Usted está aquí: jueves 1 de noviembre de 2007 Opinión Una relación pornográfica

Olga Harmony

Una relación pornográfica

Mario Moncada adaptó el guión de Phillippe Blasband para la película dirigida por Frederic Fonteyne en 2000 siguiendo el tema, aunque le da mayor movilidad escénica al pedir más lugares que en el original y al hacer intervenir a algunos personajes más, sobre todo a la escritora –que en el filme es un enigmático hombre que no aparece– a la que los protagonistas narran su historia. Rozando por momentos la idea central de la cinta de Bernardo Bertolucci El último tango en París acerca de que el sexo escueto y frecuente entre dos personas no es posible sin que se establezca algún tipo de dependencia amistosa y sentimental, Una relación pornográfica se aparta del todo al plantear la diferencia entre sexo y amor y la negativa de asumir un compromiso por parte de este hombre y esta mujer, sin mayor historia ni antecedentes, simplemente Él y Ella que se han visto y realizado el acto amoroso durante un tiempo considerable. Es muy posible que las buenas conciencias se ofendan ante esta historia de la posibilidad de realizar las fantasías sexuales sin verdadero sentimiento profundo, compromiso y sensación de culpa, pero es un hecho que se da sobre todo entre las nuevas generaciones.

En esta adaptación de Moncada, tanto Él como Ella se encuentran siempre presentes, aunque cada uno relate su parte de la historia a la ubicua escritora de manera muy personal, como si el otro no estuviera, en varios espacios –sobre todo el estudio de la escritora, el café de los encuentros y el gran lecho del hotel– con el añadido de otros personajes que escenifican el relato que a ellos se refiere. A esta gran abstracción no realista corresponde una escenografía diseñada por Jorge Kuri Newmann que al principio desconcierta por esas blancas paredes con rectángulos de colores de diferente tamaño, pero que después se entiende porque el mobiliario, también en colores y con líneas negras que lo delimitan, entra y sale por algunos de esos rectángulos, como parte de los mismos, a veces dejando el espacio vacío. A ello se añade una puerta giratoria al fondo que tendrá importancia en el trazo escénico.

Iona Weissberg dirige con gran precisión en este espacio, haciendo que sus actores confluyan sin verse necesariamente –Él y Ella con la escritora– o moviendo los muebles que entran y salen de las paredes para dar cada ubicación. El principio, con la escritora sentada en medio y de espaldas en una alta silla, mientras los protagonistas se encuentran a cada lado, es ya un indicio de la manera en que se va a desarrollar la historia, en que no faltan datos de humor, como los tequilas que pide Él ante la propuesta de Ella o la primera escena del hotel. Ésta es una de las más explícitas secuencias sexuales que podamos ver en teatro, pero la verborrea casi incontinente de Ella –de espaldas y sobre su pareja– y las diferentes reacciones de Él resultan muy graciosas. El tema de la imposibilidad del amor y el compromiso de ambos –con momentos de gran sensibilidad como el efecto que les produce la historia del viejo y la reflexión a que los conduce acerca de sus propias vivencias– tiene esos matices de humor y algunos de ternura.

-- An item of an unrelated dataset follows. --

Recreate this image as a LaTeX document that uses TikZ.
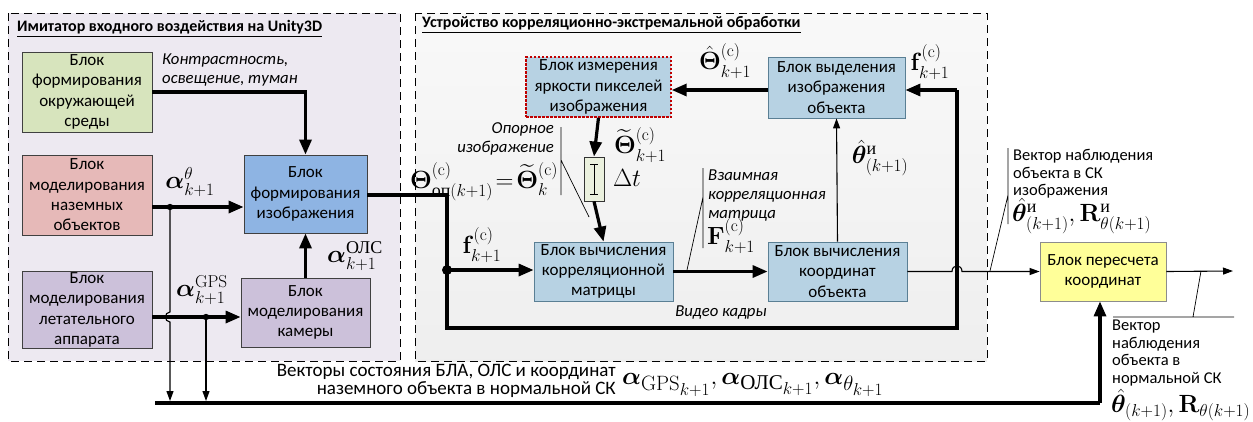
\documentclass[tikz,border=0pt]{standalone}
\usepackage{amsmath}
\usepackage{bm}
\usepackage[no-math]{fontspec}
\setmainfont{Carlito}
\newfontfamily\cyrserif{Liberation Serif}
\usetikzlibrary{arrows.meta,calc}
\DeclareMathSizes{24}{24}{18}{14}
\DeclareMathSizes{28}{28}{21}{16}
\newcommand{\cy}[1]{\text{\cyrserif #1}}
\newcommand{\bxf}{\fontsize{17}{20.3}\selectfont}
\newcommand{\itf}{\fontsize{16.7}{19}\selectfont\itshape}
\newcommand{\smf}{\fontsize{16.5}{17.7}\selectfont}
\newcommand{\fmf}{\fontsize{24}{28}\selectfont}
\definecolor{leftbg}{HTML}{EDE9F1}
\definecolor{midbg}{HTML}{EEEEEE}
\definecolor{envc}{HTML}{D7E4BD}
\definecolor{gndc}{HTML}{E6B9B8}
\definecolor{purc}{HTML}{CCC1DA}
\definecolor{imgc}{HTML}{8EB4E3}
\definecolor{stc}{HTML}{B7D2E3}
\definecolor{stb}{HTML}{5A7F94}
\definecolor{yelc}{HTML}{FFFF99}
\definecolor{dlyc}{HTML}{EBF1DE}
\definecolor{redb}{HTML}{C00000}
\begin{document}
\begin{tikzpicture}[x=1pt,y=-1pt,
  box/.style={draw=black!75, line width=0.8pt, align=center, font=\bxf, inner sep=1pt},
  sbox/.style={box, draw=stb, fill=stc},
  panel/.style={draw=black, line width=1pt, dash pattern=on 8pt off 5pt},
  thk/.style={line width=3.2pt},
  thkar/.style={thk, -{Triangle[length=15pt,width=12pt]}},
  thn/.style={line width=1.1pt},
  thnar/.style={thn, -{Triangle[length=10pt,width=7pt]}},
  fm/.style={font=\fmf, inner sep=0pt},
  ptr/.style={line width=0.7pt}]
\useasboundingbox (0,0) rectangle (1253,421);
% panels
\fill[leftbg] (8,13) rectangle (400,361);
\draw[panel] (8,13) rectangle (400,361);
\shade[top color=gray!5, bottom color=gray!13] (415,13) rectangle (987,361);
\draw[panel] (415,13) rectangle (987,361);
\node[anchor=west, font=\fontsize{16}{19}\selectfont\bfseries, inner sep=0pt] (t1) at (17,29) {\underline{Имитатор входного воздействия на Unity3D}};
\node[anchor=west, font=\fontsize{16}{19}\selectfont\bfseries, inner sep=0pt] (t2) at (422,25) {\underline{Устройство корреляционно-экстремальной обработки}};
% blocks left
\node[box, fill=envc, minimum width=130pt, minimum height=80pt] (env) at (87,92) {Блок\\формирования\\окружающей\\среды};
\node[box, fill=gndc, minimum width=130pt, minimum height=80pt] (gnd) at (87,195) {Блок\\моделирования\\наземных\\объектов};
\node[box, fill=purc, minimum width=130pt, minimum height=74pt] (uav) at (87,310) {Блок\\моделирования\\летательного\\аппарата};
\node[box, fill=imgc, minimum width=123pt, minimum height=78pt] (img) at (305.5,194) {Блок\\формирования\\изображения};
\node[box, fill=purc, minimum width=129pt, minimum height=69pt] (cam) at (305.5,312.5) {Блок\\моделирования\\камеры};
% blocks middle
\node[sbox, draw=redb, line width=1.4pt, dash pattern=on 2.5pt off 1.5pt, minimum width=145pt, minimum height=60pt] (meas) at (598.5,87) {Блок измерения\\яркости пикселей\\изображения};
\node[sbox, minimum width=137pt, minimum height=61pt] (sel) at (836.5,87.5) {Блок выделения\\изображения\\объекта};
\node[box, fill=dlyc, draw=black!80, minimum width=20pt, minimum height=44pt] (dly) at (594,179) {};
\node[sbox, minimum width=139pt, minimum height=59pt] (corr) at (603.5,271.5) {Блок вычисления\\корреляционной\\матрицы};
\node[sbox, minimum width=139pt, minimum height=59pt] (crd) at (837.5,271.5) {Блок вычисления\\координат\\объекта};
\node[box, fill=yelc, draw=black!45, minimum width=126pt, minimum height=59pt] (rec) at (1103,271.5) {Блок пересчета\\координат};
% delay symbol
\draw[line width=0.9pt] (590,164) -- (598,164) (594,164) -- (594,194) (590,194) -- (598,194);
% coordinates
\coordinate (j1) at (170,207);
\coordinate (j2) at (206,317);
\coordinate (j3) at (447,270);
\coordinate (c1) at (447,195);
\coordinate (c2) at (447,328);
\coordinate (c3) at (957,328);
\coordinate (c4) at (957,90);
\coordinate (outp) at (1233,271);
\coordinate (busl) at (155,403);
\coordinate (busr) at (1100,403);
% connectors left
\draw[thkar] (env.east) -| (img.north);
\draw[thk] (gnd.east |- j1) -- (j1);
\draw[thkar] (j1) -- (img.west |- j1);
\draw[thk] (uav.east |- j2) -- (j2);
\draw[thkar] (j2) -- (cam.west |- j2);
\draw[thkar] (cam.north) -- (img.south);
\fill (j1) circle (3.2);
\fill (j2) circle (3.2);
\draw[thnar] (j1) -- (170,312) .. controls (164,312) and (164,322) .. (170,322) -- (170,401);
\draw[thnar] (j2) -- (206,401);
% main loop
\draw[thk] (img.east |- c1) -- (c1) -- (c2) -- (c3) -- (c4);
\draw[thkar] (c4) -- (sel.east |- c4);
\fill (j3) circle (5);
\draw[thkar] (j3) -- (corr.west |- j3);
\draw[thkar] (sel.west |- c4) -- (meas.east |- c4);
\draw[thkar] (meas.south) -- (dly.north);
\draw[thkar] (dly.south) -- (corr.north);
\draw[thkar] (corr.east) -- (crd.west);
\draw[thnar] (crd.north) -- (sel.south);
\draw[thnar] (crd.east) -- (952,271.5) .. controls (952,264) and (962,264) .. (962,271.5) -- (rec.west);
\draw[thnar] (rec.east) -- (outp);
% bus
\draw[thk] (busl) -- (busr);
\draw[thkar] (busr) -- (busr |- rec.south);
% pointer lines
\draw[ptr] (561,127) -- (561,195) (561,160) -- (589,217);
\draw[ptr] (703,168) -- (703,248) (703,197) -- (687,270);
\draw[ptr] (1008,148) -- (1008,224) (1008,195) -- (990,271);
\draw[ptr] (1113,317) -- (1234,317) (1193,317) -- (1201,271);
% text labels
\node[anchor=west, align=left, font=\itf, inner sep=0pt] (lcon) at (162,70) {Контрастность,\\освещение, туман};
\node[anchor=east, align=right, font=\itf, inner sep=0pt] (lop) at (554,139) {Опорное\\изображение};
\node[anchor=west, align=left, font=\itf, inner sep=0pt] (lvz) at (708,196) {Взаимная\\корреляционная\\матрица};
\node[font=\itf, inner sep=0pt] (lvid) at (721,313) {Видео кадры};
\node[anchor=west, align=left, font=\smf, inner sep=0pt] (lvec1) at (1013,174) {Вектор наблюдения\\объекта в СК\\изображения};
\node[anchor=west, align=left, font=\smf, inner sep=0pt] (lvec2) at (1112,353) {Вектор\\наблюдения\\объекта в\\нормальной СК};
\node[anchor=east, align=right, font=\fontsize{19}{17.5}\selectfont, inner sep=0pt] (lbus) at (616,381) {Векторы состояния БЛА, ОЛС и координат\\наземного объекта в нормальной СК};
% formulas
\node[fm] (fa1) at (190,182) {$\bm{\alpha}^{\theta}_{k+1}$};
\node[fm] (fa2) at (202,290) {$\bm{\alpha}^{\mathrm{GPS}}_{k+1}$};
\node[fm] (fa3) at (355,256) {$\bm{\alpha}^{\cy{ОЛС}}_{k+1}$};
\node[fm] (fth1) at (725,61) {$\hat{\bm{\Theta}}^{(\mathrm{c})}_{k+1}$};
\node[fm] (fth2) at (640,145) {$\widetilde{\bm{\Theta}}^{(\mathrm{c})}_{k+1}$};
\node[fm] (fdt) at (627,178) {$\Delta t$};
\node[fm] (fop) at (484,182) {$\bm{\Theta}^{(\mathrm{c})}_{\cy{оп}(k+1)}\!=\!\widetilde{\bm{\Theta}}^{(\mathrm{c})}_{k}$};
\node[fm] (ff1) at (482,245) {$\mathbf{f}^{(\mathrm{c})}_{k+1}$};
\node[fm] (ff2) at (930,62) {$\mathbf{f}^{(\mathrm{c})}_{k+1}$};
\node[fm] (fF) at (731,236) {$\mathbf{F}^{(\mathrm{c})}_{k+1}$};
\node[fm] (fthi) at (880,158) {$\hat{\bm{\theta}}^{\cy{и}}_{(k+1)}$};
\node[fm, anchor=west] (fthr) at (1012,216) {$\hat{\bm{\theta}}^{\cy{и}}_{(k+1)},\mathbf{R}^{\cy{и}}_{\theta(k+1)}$};
\node[fm, anchor=west] (fthn) at (1111,405) {$\hat{\bm{\theta}}_{(k+1)},\mathbf{R}_{\theta(k+1)}$};
\node[fm, anchor=west, font=\fontsize{28}{32}\selectfont] (fbus) at (622,385) {$\bm{\alpha}_{\mathrm{GPS}_{k+1}},\bm{\alpha}_{\cy{ОЛС}_{k+1}},\bm{\alpha}_{\theta_{k+1}}$};
\end{tikzpicture}
\end{document}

Con el apoyo de la música original de Claudio Yato –con el material de un disco que acaba de grabar– y un eficaz vestuario de Adriana Olvera, que con algún añadido convierte a la escritora en otros personajes y que, por su sobriedad, no revela nada acerca de las características, como la ocupación o estado económico de los protagonistas, dejándolos en la pura esencia de la relación que están narrando (sin cambios de ropa porque todo es retroactivo al momento presente en que hablan con la escritora) la directora conduce a sus actores con gran sentido del tempo y de los ritmos de cada escena, por todos los laberintos de sus personajes aun en los desplazamientos en que cambian la ubicación de los muy escasos muebles. Hernán Mendoza es el hombre común, capaz de dar rienda suelta a su sexualidad, pero también de angustiarse por la ausencia de ella o de relatar con gracejo algún cuento de Las mil y una noches en una más de sus excelentes actuaciones. Las dos actrices alternan papeles y en el estreno Anna Ciocchetti encarnaba a Ella con propiedad y misterio, capaz también de amistosa ternura, mientras Natalia Traven era tanto una seria escritora que escuchaba a los otros como doblaba interpretando a una mesera, un viejo, una enfermera y la señora Olivié de manera muy eficaz.